[Data listing]

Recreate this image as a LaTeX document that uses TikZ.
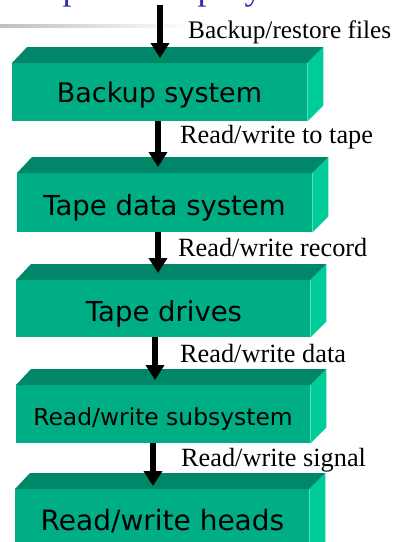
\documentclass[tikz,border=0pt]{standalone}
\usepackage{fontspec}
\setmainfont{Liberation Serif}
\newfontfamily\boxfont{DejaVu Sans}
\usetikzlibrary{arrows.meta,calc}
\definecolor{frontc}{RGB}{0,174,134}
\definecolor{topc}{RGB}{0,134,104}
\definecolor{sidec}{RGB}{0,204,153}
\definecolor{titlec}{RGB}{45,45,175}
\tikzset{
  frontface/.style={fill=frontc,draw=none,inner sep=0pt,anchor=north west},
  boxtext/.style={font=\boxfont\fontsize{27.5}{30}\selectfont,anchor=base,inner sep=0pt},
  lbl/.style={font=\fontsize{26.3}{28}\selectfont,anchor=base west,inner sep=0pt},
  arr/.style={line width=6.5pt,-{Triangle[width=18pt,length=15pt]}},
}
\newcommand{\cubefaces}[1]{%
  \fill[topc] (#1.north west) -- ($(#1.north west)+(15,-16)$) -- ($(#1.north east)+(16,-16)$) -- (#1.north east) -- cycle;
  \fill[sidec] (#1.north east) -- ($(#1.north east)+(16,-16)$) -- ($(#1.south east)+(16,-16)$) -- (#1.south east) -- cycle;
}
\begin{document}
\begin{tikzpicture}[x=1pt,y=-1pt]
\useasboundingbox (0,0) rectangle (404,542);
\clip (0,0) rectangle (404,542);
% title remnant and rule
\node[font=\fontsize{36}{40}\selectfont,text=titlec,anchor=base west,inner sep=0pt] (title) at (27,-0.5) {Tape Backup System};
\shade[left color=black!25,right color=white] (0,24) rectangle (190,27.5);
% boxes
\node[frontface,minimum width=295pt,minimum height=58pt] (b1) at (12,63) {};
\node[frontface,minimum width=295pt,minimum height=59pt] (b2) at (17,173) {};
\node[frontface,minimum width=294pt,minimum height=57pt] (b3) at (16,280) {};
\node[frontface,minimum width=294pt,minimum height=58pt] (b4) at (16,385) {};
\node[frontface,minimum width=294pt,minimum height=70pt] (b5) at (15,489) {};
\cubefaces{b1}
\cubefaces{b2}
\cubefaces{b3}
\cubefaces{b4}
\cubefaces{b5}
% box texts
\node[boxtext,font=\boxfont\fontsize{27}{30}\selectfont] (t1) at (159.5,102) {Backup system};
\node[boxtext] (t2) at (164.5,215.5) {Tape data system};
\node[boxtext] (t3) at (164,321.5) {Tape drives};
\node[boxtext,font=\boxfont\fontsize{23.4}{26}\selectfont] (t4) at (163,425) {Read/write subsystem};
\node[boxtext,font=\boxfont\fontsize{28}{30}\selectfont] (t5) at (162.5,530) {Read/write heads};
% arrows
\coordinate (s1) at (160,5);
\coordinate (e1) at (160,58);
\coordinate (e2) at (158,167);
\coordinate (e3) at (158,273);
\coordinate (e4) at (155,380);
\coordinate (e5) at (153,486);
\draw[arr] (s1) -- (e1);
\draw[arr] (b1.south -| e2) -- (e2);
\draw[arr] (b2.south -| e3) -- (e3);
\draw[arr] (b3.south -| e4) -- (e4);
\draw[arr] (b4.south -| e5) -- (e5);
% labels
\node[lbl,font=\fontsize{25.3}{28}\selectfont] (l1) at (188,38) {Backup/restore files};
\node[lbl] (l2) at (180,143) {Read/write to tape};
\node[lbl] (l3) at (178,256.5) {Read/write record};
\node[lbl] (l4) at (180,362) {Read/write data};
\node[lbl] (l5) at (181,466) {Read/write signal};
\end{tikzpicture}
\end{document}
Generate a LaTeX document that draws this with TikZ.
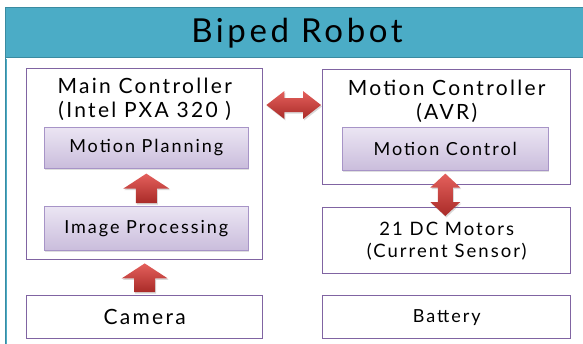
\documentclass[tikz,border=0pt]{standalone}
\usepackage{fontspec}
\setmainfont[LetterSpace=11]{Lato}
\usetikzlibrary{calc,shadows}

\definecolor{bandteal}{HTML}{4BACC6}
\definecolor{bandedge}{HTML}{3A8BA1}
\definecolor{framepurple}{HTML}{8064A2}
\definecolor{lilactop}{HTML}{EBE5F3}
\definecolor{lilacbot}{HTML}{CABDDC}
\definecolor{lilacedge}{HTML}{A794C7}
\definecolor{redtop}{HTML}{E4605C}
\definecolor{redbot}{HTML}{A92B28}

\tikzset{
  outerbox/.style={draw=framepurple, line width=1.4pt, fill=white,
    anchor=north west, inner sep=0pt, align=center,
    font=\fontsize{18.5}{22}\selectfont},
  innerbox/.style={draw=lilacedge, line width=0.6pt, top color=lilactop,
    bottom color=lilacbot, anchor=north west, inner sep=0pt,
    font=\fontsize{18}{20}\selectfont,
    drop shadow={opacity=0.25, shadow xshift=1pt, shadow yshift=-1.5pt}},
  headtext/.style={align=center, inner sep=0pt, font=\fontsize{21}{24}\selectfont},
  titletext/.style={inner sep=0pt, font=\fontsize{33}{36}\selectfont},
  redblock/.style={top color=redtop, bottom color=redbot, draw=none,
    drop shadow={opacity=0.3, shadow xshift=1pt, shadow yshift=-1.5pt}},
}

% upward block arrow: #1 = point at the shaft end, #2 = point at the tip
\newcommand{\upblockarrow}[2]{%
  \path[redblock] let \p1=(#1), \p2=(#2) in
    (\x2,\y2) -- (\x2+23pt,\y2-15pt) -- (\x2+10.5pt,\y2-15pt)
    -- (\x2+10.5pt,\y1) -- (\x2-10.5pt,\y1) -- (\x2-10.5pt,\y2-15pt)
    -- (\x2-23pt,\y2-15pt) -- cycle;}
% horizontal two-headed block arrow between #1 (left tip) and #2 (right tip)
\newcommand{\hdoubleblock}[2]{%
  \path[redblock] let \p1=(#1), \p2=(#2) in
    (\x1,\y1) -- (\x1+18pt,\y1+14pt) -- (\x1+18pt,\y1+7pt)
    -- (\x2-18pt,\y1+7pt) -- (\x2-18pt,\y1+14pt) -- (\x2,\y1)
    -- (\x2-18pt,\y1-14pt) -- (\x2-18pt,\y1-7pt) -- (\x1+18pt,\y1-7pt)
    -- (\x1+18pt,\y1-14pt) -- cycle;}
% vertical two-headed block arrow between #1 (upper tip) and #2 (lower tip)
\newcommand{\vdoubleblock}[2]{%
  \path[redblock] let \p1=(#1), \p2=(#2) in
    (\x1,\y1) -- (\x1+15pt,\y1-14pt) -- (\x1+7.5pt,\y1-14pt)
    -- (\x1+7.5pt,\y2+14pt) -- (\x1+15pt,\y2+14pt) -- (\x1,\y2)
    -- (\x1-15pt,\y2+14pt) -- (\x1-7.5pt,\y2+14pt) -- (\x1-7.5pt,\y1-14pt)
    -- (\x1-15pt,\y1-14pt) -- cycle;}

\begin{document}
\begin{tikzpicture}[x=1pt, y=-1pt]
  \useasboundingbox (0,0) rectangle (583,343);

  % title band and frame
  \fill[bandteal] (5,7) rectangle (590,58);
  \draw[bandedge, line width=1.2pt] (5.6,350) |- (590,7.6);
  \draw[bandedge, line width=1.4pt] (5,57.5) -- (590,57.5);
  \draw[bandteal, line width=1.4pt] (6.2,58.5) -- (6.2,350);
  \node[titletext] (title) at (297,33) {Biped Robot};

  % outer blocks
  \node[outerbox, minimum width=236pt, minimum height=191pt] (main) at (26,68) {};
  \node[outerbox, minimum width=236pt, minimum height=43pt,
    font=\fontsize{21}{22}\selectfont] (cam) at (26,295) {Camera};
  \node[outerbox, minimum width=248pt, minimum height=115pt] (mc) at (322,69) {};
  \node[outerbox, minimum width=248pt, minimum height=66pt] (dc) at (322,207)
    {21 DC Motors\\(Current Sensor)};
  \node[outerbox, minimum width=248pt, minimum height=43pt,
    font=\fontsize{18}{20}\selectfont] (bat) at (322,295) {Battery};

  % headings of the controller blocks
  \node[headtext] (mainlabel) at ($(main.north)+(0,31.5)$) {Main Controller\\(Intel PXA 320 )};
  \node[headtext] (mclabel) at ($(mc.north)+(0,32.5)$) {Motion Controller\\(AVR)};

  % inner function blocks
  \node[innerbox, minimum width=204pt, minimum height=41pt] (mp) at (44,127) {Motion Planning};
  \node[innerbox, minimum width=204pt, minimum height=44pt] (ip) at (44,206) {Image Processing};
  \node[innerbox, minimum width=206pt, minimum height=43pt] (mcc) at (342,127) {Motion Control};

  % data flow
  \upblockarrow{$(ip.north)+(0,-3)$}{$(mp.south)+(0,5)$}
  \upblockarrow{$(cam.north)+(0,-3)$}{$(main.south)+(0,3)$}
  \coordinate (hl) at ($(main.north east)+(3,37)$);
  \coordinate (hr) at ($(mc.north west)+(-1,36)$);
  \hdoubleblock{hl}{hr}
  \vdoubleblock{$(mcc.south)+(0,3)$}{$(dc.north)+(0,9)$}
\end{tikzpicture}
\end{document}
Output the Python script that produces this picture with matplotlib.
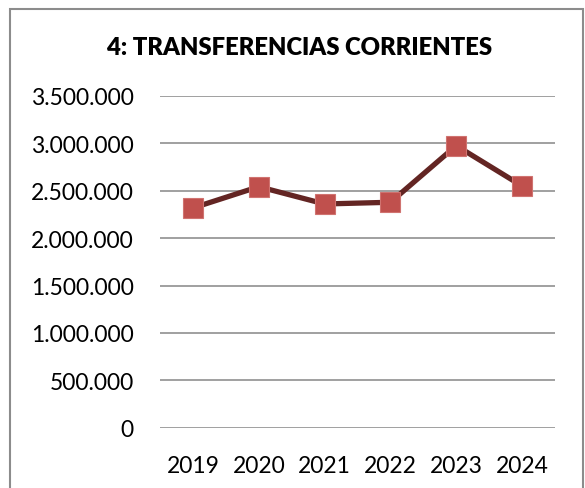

_Your objective_
Identify lines with the string "LaTeX". Copy each one.

_Final result_
Recreate this image as a LaTeX document that uses TikZ.
Generate a LaTeX document that draws this with TikZ.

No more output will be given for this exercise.